All those interpretations of the Gospel which strike the mind at once as inconsistent with a righteous government of the universe, which require of man what is disproportioned to his nature, or which shock any clear conviction which our experience has furnished, cannot be viewed with too jealous an eye by him who, revering Christianity, desires to secure to it an intelligent belief.
I answer too, that all sects of Christians agree, and are forced to agree, in frequently forsaking the literal sense on account of its incongruity with acknowledged truth.
There is, in fact, no book in the world which requires us more frequently to restrain unlimited expressions, to qualify the letter by the spirit, and to seek the meaning in the state and customs of the writer and of his age, than the New Testament. No book is written in a more popular, figurative, and animated style -- the very style which requires the most constant exercise of judgment in the reader.
The Scriptures are not a frigid digest of Christianity, as if this religion were a mere code of civil laws. They give us the Gospel warm from the hearts of its preachers.
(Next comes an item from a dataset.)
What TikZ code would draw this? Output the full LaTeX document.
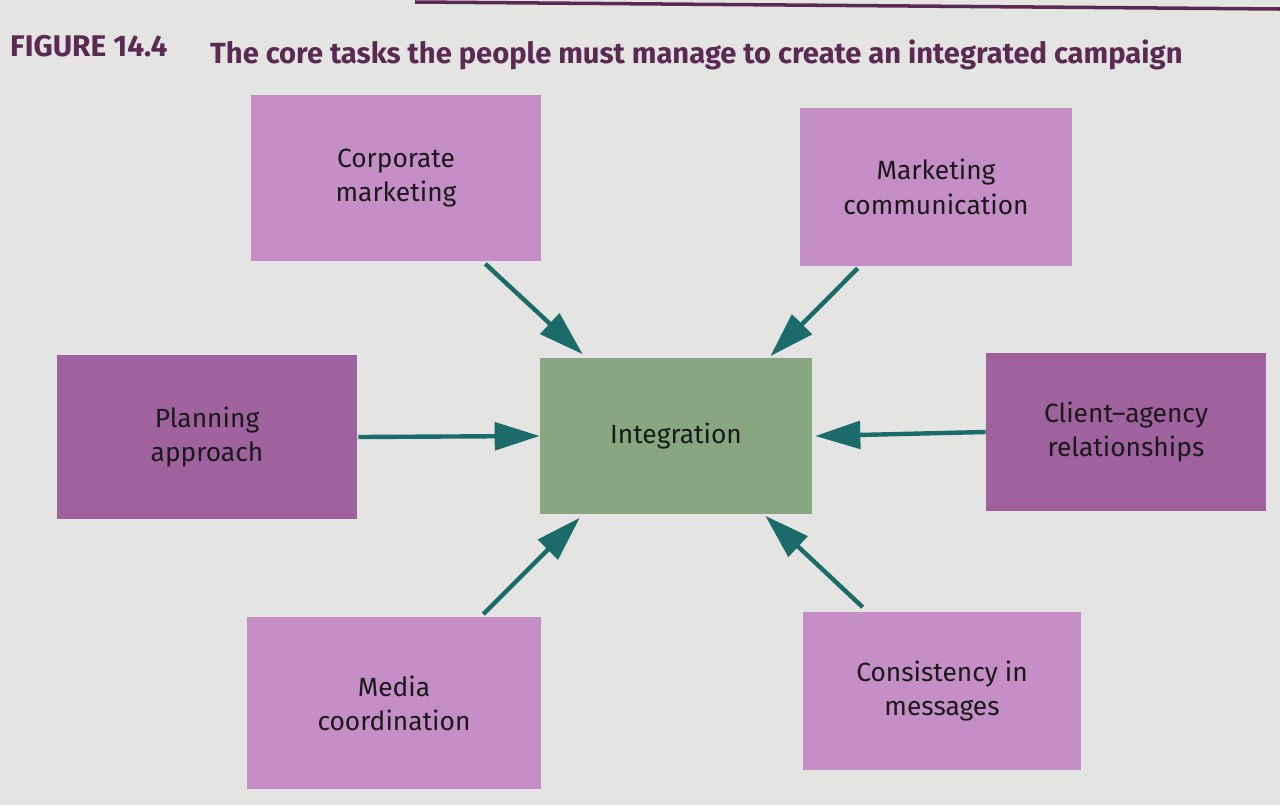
\documentclass[tikz,border=0pt]{standalone}
\usepackage{fontspec}
\setmainfont{Fira Sans}
\usetikzlibrary{arrows.meta,calc}

\definecolor{pagegray}{HTML}{E4E4E2}
\definecolor{lightplum}{HTML}{C68EC6}
\definecolor{darkplum}{HTML}{A0629E}
\definecolor{sage}{HTML}{88A67F}
\definecolor{teal}{HTML}{1B6B6A}
\definecolor{titleplum}{HTML}{5A2A52}

\begin{document}
\begin{tikzpicture}[x=0.02cm, y=-0.02cm]

    \tikzset{block/.style={%
      rectangle,%
      draw=none,%
      align=center,%
      text=black!90,%
      font=\fontsize{15pt}{19.5pt}\selectfont}%
    };

    \tikzset{lightblock/.style={block, fill=lightplum}};
    \tikzset{darkblock/.style={block, fill=darkplum}};
    \tikzset{coreblock/.style={block, fill=sage, minimum width=5.44cm, minimum height=3.14cm}};
    \tikzset{link/.style={draw=teal, line width=2.5pt, -{Triangle[length=0.9cm, width=0.55cm]}}};

    %%%%%%%%%%%%%%%
    %    page     %
    %%%%%%%%%%%%%%%
    \fill [pagegray] (0,0) rectangle (1280,805);
    \useasboundingbox (0,0) rectangle (1280,805);
    \draw [titleplum, line width=2pt] (415,2) -- (1280,9);

    \node [anchor=west, text=titleplum, font=\fontsize{17pt}{20pt}\selectfont\bfseries] (fig) at (4,46) {FIGURE 14.4};
    \node [anchor=west, text=titleplum, font=\fontsize{16.6pt}{20pt}\selectfont\bfseries] (title) at (204,55)
      {The core tasks the people must manage to create an integrated campaign};

    %%%%%%%%%%%%%%%
    %   blocks    %
    %%%%%%%%%%%%%%%
    \node [lightblock, minimum width=5.8cm, minimum height=3.34cm] (corp) at (396,178) {Corporate\\marketing};
    \node [lightblock, minimum width=5.44cm, minimum height=3.16cm] (mcom) at (936,187) {Marketing\\communication};
    \node [darkblock, minimum width=6.0cm, minimum height=3.3cm] (plan) at (207,437) {Planning\\approach};
    \node [coreblock] (integ) at (676,436) {Integration};
    \node [darkblock, minimum width=5.6cm, minimum height=3.18cm] (client) at (1126,432) {Client--agency\\relationships};
    \node [lightblock, minimum width=5.88cm, minimum height=3.46cm] (media) at (394,703) {Media\\coordination};
    \node [lightblock, minimum width=5.56cm, minimum height=3.18cm] (cons) at (942,691) {Consistency in\\messages};

    \draw [link] ($(corp.south east)+(-56,2)$) -- ($(integ.north west)+(43,-3)$);
    \draw [link] ($(mcom.south west)+(58,2)$) -- ($(integ.north east)+(-42,-1)$);
    \draw [link] ($(plan.east)+(1,0)$) -- (integ.west);
    \draw [link] (client.west) -- ($(integ.east)+(3,0)$);
    \draw [link] ($(media.north east)+(-58,-2)$) -- ($(integ.south west)+(40,3)$);
    \draw [link] ($(cons.north west)+(60,-4)$) -- ($(integ.south east)+(-47,1)$);

  \end{tikzpicture}
\end{document}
The language is not that of logicians, not the language of retired and inanimate speculation, but of affection, of zeal, of men who burned to convey deep and vivid impressions of truth. In understanding such writers, moral feeling is often a better guide than a servile adherence to the literal and most obvious meaning of every word and phrase. It may be said of the New as well as the Old Testament, that sometimes the letter killeth whilst the spirit gives life.
Almost any system may be built on the New Testament by a commentator who, forgetting the general scope of Christianity and the lessons of nature and experience, shall impose on every passage the literal signification which is first offed to the mind. The Christian minister should avail himself, in his exposition of the Divine word, of the aids of learning and criticism, and also of he aids of reasons and conscience. Those interpretations of difficult passages which approve themselves to his clear and established conceptions of rectitude, and to his devout and benevolent affections, he should regard with a favorable eye; whilst those of an opposite character should be regarded with mistrust."